Unique programme addresses Malawi unemployment problem


Malawi unemployment

from HILARY KATANDULA in Lilongwe, Malawi
Malawi Bureau
LILONGWE, (CAJ News) – IN Malawi, unemployment statistics are hard to come by. However, a critical look at some data shows the country has a huge crisis at hand.

It needs urgent attention.

In May this year, the Ministry of Finance and Economic Planning revealed startling figures of those employed in Malawi.

Only 9 percent of the country’s population is in the labour workforce, shouldering the burden of providing for the remaining 91 percent.

Principal Secretary for Economic Planning, Patrick Zimpita, said the ratio of people below working age of less than 15 in the workforce is 86 percent, which puts pressure on Malawi’s productive age group of 15 to 65 years.

These are the figures of a country whose population is estimated at 21 million, and is projected to rise further to 21.2 million by 2024.

Each and every year, thousands are graduating from secondary school. A lucky few are transitioning to universities: public or private. Some go to technical colleges, but a lot more stay at homes or trek to South Africa in search of a decent life.

For the few that make it to the university, when they return to the ‘world’ upon completion of studies, they scramble for opportunities in the already saturated labour market that is absorbing new entrants at a snail’s pace.
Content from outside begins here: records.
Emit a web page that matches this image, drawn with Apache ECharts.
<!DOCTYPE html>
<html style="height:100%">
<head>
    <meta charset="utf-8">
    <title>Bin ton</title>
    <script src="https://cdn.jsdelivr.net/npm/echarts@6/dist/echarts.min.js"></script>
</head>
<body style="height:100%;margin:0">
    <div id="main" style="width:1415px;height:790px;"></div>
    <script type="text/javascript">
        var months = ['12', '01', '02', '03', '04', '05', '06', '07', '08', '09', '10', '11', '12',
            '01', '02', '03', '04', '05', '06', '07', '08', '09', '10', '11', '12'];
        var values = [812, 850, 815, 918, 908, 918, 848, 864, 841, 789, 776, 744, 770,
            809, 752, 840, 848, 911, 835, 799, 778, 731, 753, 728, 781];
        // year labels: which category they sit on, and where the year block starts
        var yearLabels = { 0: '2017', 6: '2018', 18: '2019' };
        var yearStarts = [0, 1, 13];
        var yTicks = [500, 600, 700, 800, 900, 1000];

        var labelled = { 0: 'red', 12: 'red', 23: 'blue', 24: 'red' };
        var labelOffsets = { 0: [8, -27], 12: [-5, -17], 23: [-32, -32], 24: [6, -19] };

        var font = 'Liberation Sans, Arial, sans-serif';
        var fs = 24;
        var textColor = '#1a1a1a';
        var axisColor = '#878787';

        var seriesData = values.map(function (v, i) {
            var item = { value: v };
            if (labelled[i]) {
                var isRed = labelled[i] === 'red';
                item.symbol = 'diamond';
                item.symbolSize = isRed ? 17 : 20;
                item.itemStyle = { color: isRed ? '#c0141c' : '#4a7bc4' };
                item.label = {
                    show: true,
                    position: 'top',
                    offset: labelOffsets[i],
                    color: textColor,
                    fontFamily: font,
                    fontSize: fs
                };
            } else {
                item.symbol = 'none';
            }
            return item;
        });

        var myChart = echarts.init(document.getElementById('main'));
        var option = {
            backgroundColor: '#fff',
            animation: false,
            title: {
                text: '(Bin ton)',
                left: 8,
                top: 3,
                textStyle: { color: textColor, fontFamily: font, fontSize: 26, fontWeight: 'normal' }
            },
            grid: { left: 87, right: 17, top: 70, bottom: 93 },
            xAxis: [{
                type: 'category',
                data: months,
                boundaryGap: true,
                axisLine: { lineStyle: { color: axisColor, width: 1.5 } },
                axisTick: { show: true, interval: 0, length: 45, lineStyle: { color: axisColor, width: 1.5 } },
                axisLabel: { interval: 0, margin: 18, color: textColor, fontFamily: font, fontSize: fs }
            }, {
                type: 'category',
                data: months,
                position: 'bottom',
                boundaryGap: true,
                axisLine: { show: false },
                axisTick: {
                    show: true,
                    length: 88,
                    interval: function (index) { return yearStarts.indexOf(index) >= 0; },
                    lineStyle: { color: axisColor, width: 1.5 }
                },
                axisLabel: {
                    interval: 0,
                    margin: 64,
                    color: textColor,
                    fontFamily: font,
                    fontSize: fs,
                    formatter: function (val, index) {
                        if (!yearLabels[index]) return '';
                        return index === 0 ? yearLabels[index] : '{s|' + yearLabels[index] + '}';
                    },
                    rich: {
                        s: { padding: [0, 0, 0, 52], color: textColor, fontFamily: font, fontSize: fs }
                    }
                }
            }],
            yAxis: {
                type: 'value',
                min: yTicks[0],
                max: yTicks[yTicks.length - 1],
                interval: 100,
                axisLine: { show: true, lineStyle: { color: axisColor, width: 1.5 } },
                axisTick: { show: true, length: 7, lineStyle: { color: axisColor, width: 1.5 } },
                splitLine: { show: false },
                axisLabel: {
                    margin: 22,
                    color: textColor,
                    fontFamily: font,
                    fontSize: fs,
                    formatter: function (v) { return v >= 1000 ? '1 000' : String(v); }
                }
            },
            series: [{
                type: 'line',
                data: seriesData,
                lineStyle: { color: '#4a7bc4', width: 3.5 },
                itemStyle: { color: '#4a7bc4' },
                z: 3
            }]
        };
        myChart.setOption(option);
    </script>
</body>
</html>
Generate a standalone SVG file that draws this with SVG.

Eventually, they end up frustrated.

This is what Clara Kamlomo went through after completing her studies at Lilongwe University of Agriculture and Natural Resources in 2014.

She looked for jobs in every corner of Malawi. That was before she recollected herself and reminded herself that what she learnt in college could earn her a living.

Kamlomo then started with mushroom production behind her house in Area 25 in Lilongwe.

From sales that she made, she bought some land in a remote part of the city where she relocated and started a farm she has since named Amazing B Farm.

Her story will remain inspiring to many. Much more so in an economy highly dependent on agriculture, which accounts for about 80 percent of overall employment and 60 percent of youth employment, with a high share of women.

Now the 31-year-old Kamlomo is poised to make a difference.

Recently, her farm saw off graduates of a SKILLZ Programme, a knowledge sharing initiative that she has taken to train the youth in agribusiness.

Through this initiative, Kamlomo is passing on agribusiness knowledge to the younger generation so that they counter unemployment that remains a huge challenge for Malawi and several countries across the globe.

She says since 2014 she has trained over 5 000 people in different skills including mushroom production, beekeeping and honey processing, production of horticultural crops and value addition, fish farming and piggery.

This time around 100 youth, most of them not beyond 25 years old, are graduating with various skills

One of graduates of the initiative, 19-year-old Kate Kainja from Traditional Authority Chadza in Lilongwe hails the initiative.

She says what she has learnt in the three-month program will help her as she starts her journey in agribusiness.

“I have been training for about three months here. Skills that I have acquired will help me as I get set to start my own agribusiness using land that has been idle at home.

“I spoke to my parents and have agreed to give me a piece of land where I can start farming. In that way, I will be able to stand on my own and ensure my economic independence,” says Kainja.

Meanwhile, Technical Entrepreneurial and Vocational Education and Training Authority (TEVETA) says it is implementing informal sector training to help youth become economically independent and transform Malawi.

TEVETA Executive Director Elwin Chiwembu Sichiola told CAJ News Africa it is startling to see supermarkets importing shelves and cabin products when capable Malawian youth can supply such products locally.

Sichiola said it is encouraging that the youth like Kamlomo are embracing such ideas and sharing knowledge among fellow youth, some of which have not gone beyond Malawi School Certificate of Education.

Secretary for Labour Wezi Kayira thinks the knowledge sharing initiative is the right way to reduce unemployment.

The International Labour Organisation (ILO) has since handed over a $10, 000 dollars solar powered water system to Amazing B Projects that will ease farming while helping in training the youth.

This was made possible with financial support from NORAD through the SKILLS Programme.

ILO Director for Zambia, Malawi, and Mozambique, Wellington Chibebe, said it is worrying that about 35 percent of the youth in the three countries remain unemployed.

Chibebe says the ILO is ensuring that the youth that are capable of improving their lives through skills are equipped.

About K17 million (US$9 800) was set aside to manage the training of the youth in agribusiness through Amazing B Projects.